━━ INFORMATION PROVIDED
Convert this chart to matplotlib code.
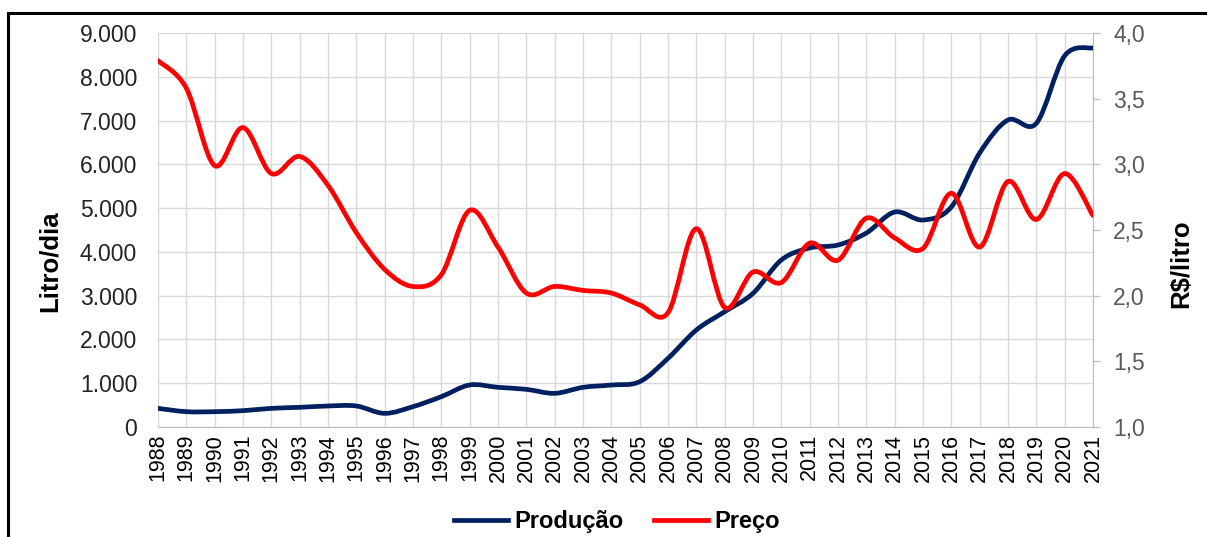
import matplotlib.pyplot as plt
import numpy as np
from matplotlib.path import Path
from matplotlib.patches import PathPatch
from matplotlib.lines import Line2D
from matplotlib.ticker import FuncFormatter

plt.rcParams['font.family'] = ['Liberation Sans', 'DejaVu Sans']

# dados
anos = list(range(1988, 2022))
producao = [426, 350, 350, 373, 426, 449, 480, 480, 312, 465,
            693, 960, 906, 860, 769, 906, 959, 1035, 1568, 2216,
            2634, 3053, 3815, 4090, 4157, 4431, 4911, 4728, 5026, 6259,
            7013, 6937, 8480, 8660]
preco = [3.79, 3.58, 2.99, 3.28, 2.93, 3.06, 2.84, 2.48, 2.20, 2.07,
         2.16, 2.65, 2.37, 2.02, 2.07, 2.04, 2.02, 1.93, 1.87, 2.51,
         1.91, 2.18, 2.10, 2.40, 2.27, 2.59, 2.44, 2.36, 2.78, 2.37,
         2.87, 2.58, 2.93, 2.61]

azul = '#002060'
vermelho = '#FF0000'
cinza = '#595959'


def curva_suave(x, y):
    # curva bezier tipo "linha suavizada" do Excel
    x = np.asarray(x, float)
    y = np.asarray(y, float)
    n = len(x)
    verts = [(x[0], y[0])]
    codes = [Path.MOVETO]
    for i in range(n - 1):
        i0 = max(i - 1, 0)
        i3 = min(i + 2, n - 1)
        c1 = (x[i] + (x[i + 1] - x[i0]) / 6, y[i] + (y[i + 1] - y[i0]) / 6)
        c2 = (x[i + 1] - (x[i3] - x[i]) / 6, y[i + 1] - (y[i3] - y[i]) / 6)
        verts += [c1, c2, (x[i + 1], y[i + 1])]
        codes += [Path.CURVE4] * 3
    return Path(verts, codes)


fig = plt.figure(figsize=(12.07, 5.37), dpi=100)
ax = fig.add_axes([158 / 1207, 1 - 427 / 537, 935 / 1207, 394 / 537])
ax2 = ax.twinx()

ax.set_xlim(1988, 2021)
ax.set_ylim(0, 9000)
ax2.set_ylim(1.0, 4.0)

ax.add_patch(PathPatch(curva_suave(anos, producao), fill=False, edgecolor=azul,
                       lw=3.4, capstyle='round', joinstyle='round', zorder=3))
ax2.add_patch(PathPatch(curva_suave(anos, preco), fill=False, edgecolor=vermelho,
                        lw=3.4, capstyle='round', joinstyle='round', zorder=3))

ax.set_xticks(anos)
ax.set_xticklabels([str(a) for a in anos], rotation=90, fontsize=15.5)
ax.set_yticks(np.arange(0, 9001, 1000))
ax.yaxis.set_major_formatter(FuncFormatter(lambda v, p: f'{int(v):,}'.replace(',', '.')))
ax2.set_yticks(np.arange(1.0, 4.01, 0.5))
ax2.yaxis.set_major_formatter(FuncFormatter(lambda v, p: f'{v:.1f}'.replace('.', ',')))

ax.grid(True, color='#D9D9D9', lw=1)
ax.set_axisbelow(True)
ax.tick_params(axis='x', length=0, pad=5, colors='black')
ax.tick_params(axis='y', length=0, pad=15, labelsize=16.5, colors='#222222')
ax2.tick_params(axis='y', length=5, width=1, color='#BFBFBF', pad=9.5,
                labelsize=16.5, labelcolor=cinza)

for a in (ax, ax2):
    for s in ('top', 'left'):
        a.spines[s].set_visible(False)
    a.spines['bottom'].set_color('#BFBFBF')
    a.spines['right'].set_color('#BFBFBF')
ax.spines['right'].set_visible(False)

ax.set_ylabel('Litro/dia', fontsize=18.5, fontweight='bold')
ax.yaxis.set_label_coords(-0.103, 0.42)
ax2.set_ylabel('R$/litro', fontsize=18.5, fontweight='bold')
ax2.yaxis.set_label_coords(1.082, 0.414)

handles = [Line2D([], [], color=azul, lw=3.4), Line2D([], [], color=vermelho, lw=3.4)]
fig.legend(handles, ['Produção', 'Preço'], loc='center', ncol=2,
           bbox_to_anchor=(0.511, 0.028), frameon=False,
           prop={'size': 17, 'weight': 'bold'}, handlelength=2.3,
           handletextpad=0.25, columnspacing=1.3)

# moldura (so esquerda e topo aparecem)
fig.add_artist(Line2D([7.5 / 1207, 7.5 / 1207], [0, 1 - 12.5 / 537],
                      color='black', lw=2.2, transform=fig.transFigure))
fig.add_artist(Line2D([7.5 / 1207, 1], [1 - 12.5 / 537, 1 - 12.5 / 537],
                      color='black', lw=2.2, transform=fig.transFigure))

fig.savefig('out.png', dpi=100)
━━━━
● EXERCISE GOAL:
Your task is to reproduce exactly the lines from the start of the data above through the line containing "plt.rcParams['font.family'] = ['Liberation", leaving every picture out.

● SOLUTION:
Convert this chart to matplotlib code.
import matplotlib.pyplot as plt
import numpy as np
from matplotlib.path import Path
from matplotlib.patches import PathPatch
from matplotlib.lines import Line2D
from matplotlib.ticker import FuncFormatter

plt.rcParams['font.family'] = ['Liberation Sans', 'DejaVu Sans']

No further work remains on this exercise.